Items listed in a dataset
============

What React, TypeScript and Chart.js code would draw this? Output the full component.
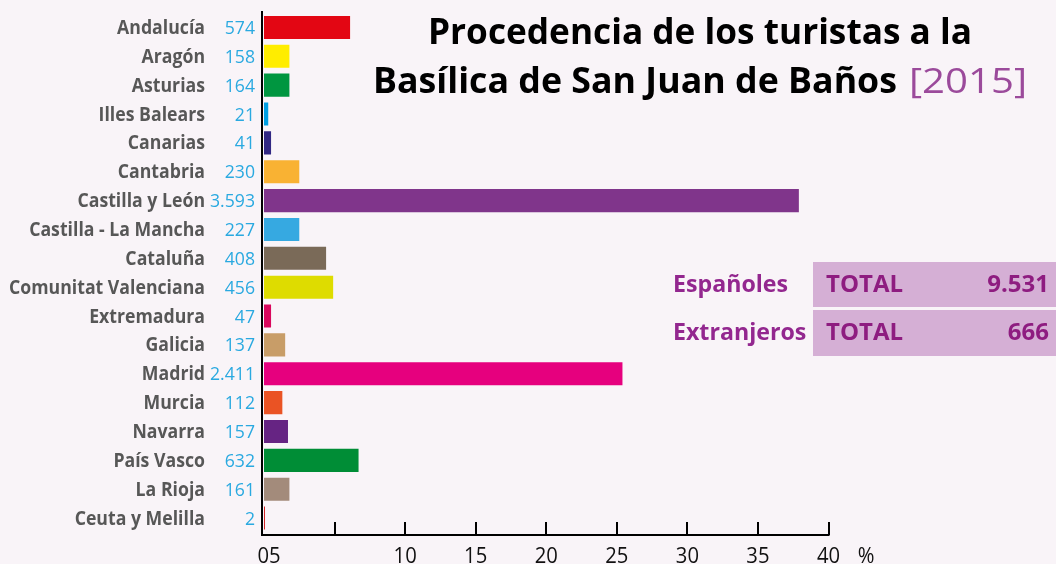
import { useEffect, useRef } from "react";
import { Chart, registerables } from "chart.js";

Chart.register(...registerables);

const regions = [
  "Andalucía", "Aragón", "Asturias", "Illes Balears", "Canarias", "Cantabria",
  "Castilla y León", "Castilla - La Mancha", "Cataluña", "Comunitat Valenciana",
  "Extremadura", "Galicia", "Madrid", "Murcia", "Navarra", "País Vasco",
  "La Rioja", "Ceuta y Melilla",
];
const visitorLabels = [
  "574", "158", "164", "21", "41", "230", "3.593", "227", "408", "456",
  "47", "137", "2.411", "112", "157", "632", "161", "2",
];
const sharePct = [
  6.1, 1.8, 1.8, 0.3, 0.5, 2.5, 37.9, 2.5, 4.4, 4.9,
  0.5, 1.5, 25.4, 1.3, 1.7, 6.7, 1.8, 0.06,
];
const barColors = [
  "#e30613", "#ffed00", "#009640", "#009fe3", "#312783", "#f9b233",
  "#80358b", "#36a9e1", "#7a6a58", "#dedc00", "#d9075d", "#c89d68",
  "#e6007e", "#ea5324", "#662483", "#008d36", "#a38b7b", "#cc0000",
];
const xTickValues = [5, 10, 15, 20, 25, 30, 35, 40];
const xLabelValues = [0, 10, 15, 20, 25, 30, 35, 40];
const xLabelTexts = ["05", "10", "15", "20", "25", "30", "35", "40"];
const titleLine1 = "Procedencia de los turistas a la";
const titleLine2 = "Basílica de San Juan de Baños";
const titleYear = "[2015]";
const totalGroups = ["Españoles", "Extranjeros"];
const totalWord = "TOTAL";
const totalValues = ["9.531", "666"];

const FONT = "'Open Sans', 'DejaVu Sans', sans-serif";

function drawScaled(ctx: CanvasRenderingContext2D, text: string, x: number, y: number, s: number, align: CanvasTextAlign) {
  ctx.save();
  ctx.translate(x, y);
  ctx.scale(s, 1);
  ctx.textAlign = align;
  ctx.textBaseline = "alphabetic";
  ctx.fillText(text, 0, 0);
  ctx.restore();
}
function fitScale(ctx: CanvasRenderingContext2D, text: string, width: number) {
  return width / ctx.measureText(text).width;
}

const decorPlugin = {
  id: "decor",
  beforeDraw(chart: any) {
    const ctx = chart.ctx as CanvasRenderingContext2D;
    ctx.save();
    ctx.fillStyle = "#f9f4f8";
    ctx.fillRect(0, 0, chart.width, chart.height);
    ctx.restore();
  },
  afterDraw(chart: any) {
    const ctx = chart.ctx as CanvasRenderingContext2D;
    const xs = chart.scales.x;
    const ys = chart.scales.y;
    const x0 = xs.getPixelForValue(0);
    const axisY = 535;
    ctx.save();
    // axes
    ctx.strokeStyle = "#000";
    ctx.lineWidth = 2;
    ctx.beginPath();
    ctx.moveTo(x0 - 2, 11);
    ctx.lineTo(x0 - 2, axisY + 1);
    ctx.moveTo(x0 - 3, axisY);
    ctx.lineTo(xs.getPixelForValue(40) + 1, axisY);
    xTickValues.forEach((v) => {
      const px = Math.round(xs.getPixelForValue(v));
      ctx.moveTo(px, axisY - 13);
      ctx.lineTo(px, axisY);
    });
    ctx.stroke();

    // x tick labels
    ctx.fillStyle = "#111";
    ctx.font = `22px ${FONT}`;
    const ts = 0.92;
    xLabelValues.forEach((v, i) => {
      let px = xs.getPixelForValue(v);
      if (v === 0) px += 5;
      drawScaled(ctx, xLabelTexts[i], px, 563, ts, "center");
    });
    drawScaled(ctx, "%", 866, 563, ts, "center");

    // category labels
    ctx.font = `bold 19px ${FONT}`;
    const ns = fitScale(ctx, "Comunitat Valenciana", 196);
    ctx.fillStyle = "#575757";
    regions.forEach((r, i) => {
      const py = ys.getPixelForValue(i);
      drawScaled(ctx, r, 205, py + 6.5, ns, "right");
    });
    ctx.font = `19px ${FONT}`;
    const cs = fitScale(ctx, "3.593", 45);
    ctx.fillStyle = "#2aa9e0";
    visitorLabels.forEach((t, i) => {
      const py = ys.getPixelForValue(i);
      drawScaled(ctx, t, 255, py + 6.5, cs, "right");
    });

    // title
    ctx.fillStyle = "#000";
    ctx.font = `bold 35px ${FONT}`;
    drawScaled(ctx, titleLine1, 700, 44, fitScale(ctx, titleLine1, 544), "center");
    drawScaled(ctx, titleLine2, 373, 93, fitScale(ctx, titleLine2, 524), "left");
    ctx.font = `35px ${FONT}`;
    ctx.fillStyle = "#9b4a9b";
    drawScaled(ctx, titleYear, 909, 93, fitScale(ctx, titleYear, 118), "left");

    // totals
    const boxTops = [262, 310];
    const boxH = [45, 46];
    const bases = [292, 340];
    ctx.font = `bold 23px ${FONT}`;
    const gs = fitScale(ctx, "Españoles", 115);
    ctx.font = `bold 24px ${FONT}`;
    const ws = fitScale(ctx, totalWord, 77);
    totalGroups.forEach((g, i) => {
      ctx.fillStyle = "#d5afd5";
      ctx.fillRect(813, boxTops[i], 1056 - 813, boxH[i]);
      ctx.fillStyle = "#93278f";
      ctx.font = `bold 23px ${FONT}`;
      drawScaled(ctx, g, 673, bases[i], gs, "left");
      ctx.fillStyle = "#8e1c80";
      ctx.font = `bold 24px ${FONT}`;
      drawScaled(ctx, totalWord, 826, bases[i], ws, "left");
      drawScaled(ctx, totalValues[i], 1049, bases[i], ws, "right");
    });
    ctx.restore();
  },
};

export default function App() {
  const ref = useRef<HTMLCanvasElement | null>(null);
  useEffect(() => {
    if (!ref.current) return;
    const chart = new Chart(ref.current, {
      type: "bar",
      data: {
        labels: regions,
        datasets: [
          {
            data: sharePct,
            backgroundColor: barColors,
            borderWidth: 0,
            barPercentage: 0.8,
            categoryPercentage: 1,
          },
        ],
      },
      options: {
        indexAxis: "y",
        animation: false,
        responsive: false,
        devicePixelRatio: 1,
        layout: { padding: { left: 264, right: 1056 - 828.5, top: 13, bottom: 564 - 532.5 } },
        plugins: { legend: { display: false }, tooltip: { enabled: false }, title: { display: false } },
        scales: {
          x: { type: "linear", min: 0, max: 40, display: false, ticks: { stepSize: 5 } },
          y: { type: "category", display: false },
        },
      },
      plugins: [decorPlugin],
    });
    return () => chart.destroy();
  }, []);
  return (
    <div style={{ position: "absolute", left: 0, top: 0, width: 1056, height: 564, overflow: "hidden" }}>
      <canvas ref={ref} width={1056} height={564} />
    </div>
  );
}
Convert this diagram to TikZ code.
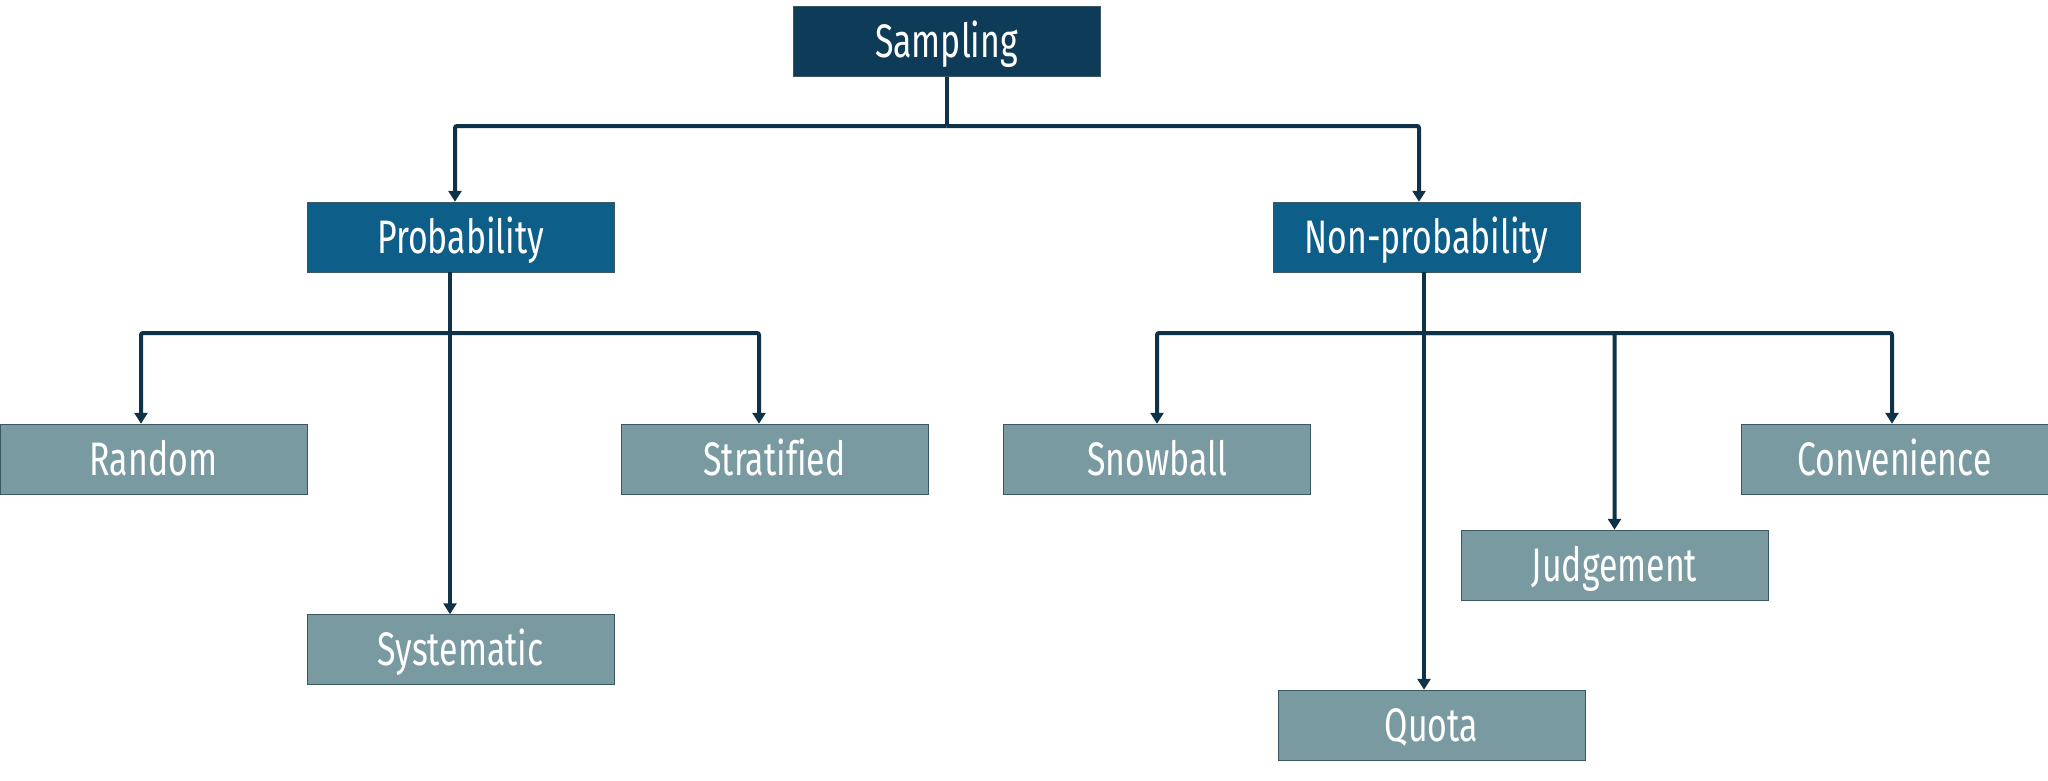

============

Print the entries as they stand, first line through the line holding "Chart.register(...registerables);", with every picture removed.

RESPONSE FOR THIS EXERCISE:
What React, TypeScript and Chart.js code would draw this? Output the full component.
import { useEffect, useRef } from "react";
import { Chart, registerables } from "chart.js";

Chart.register(...registerables);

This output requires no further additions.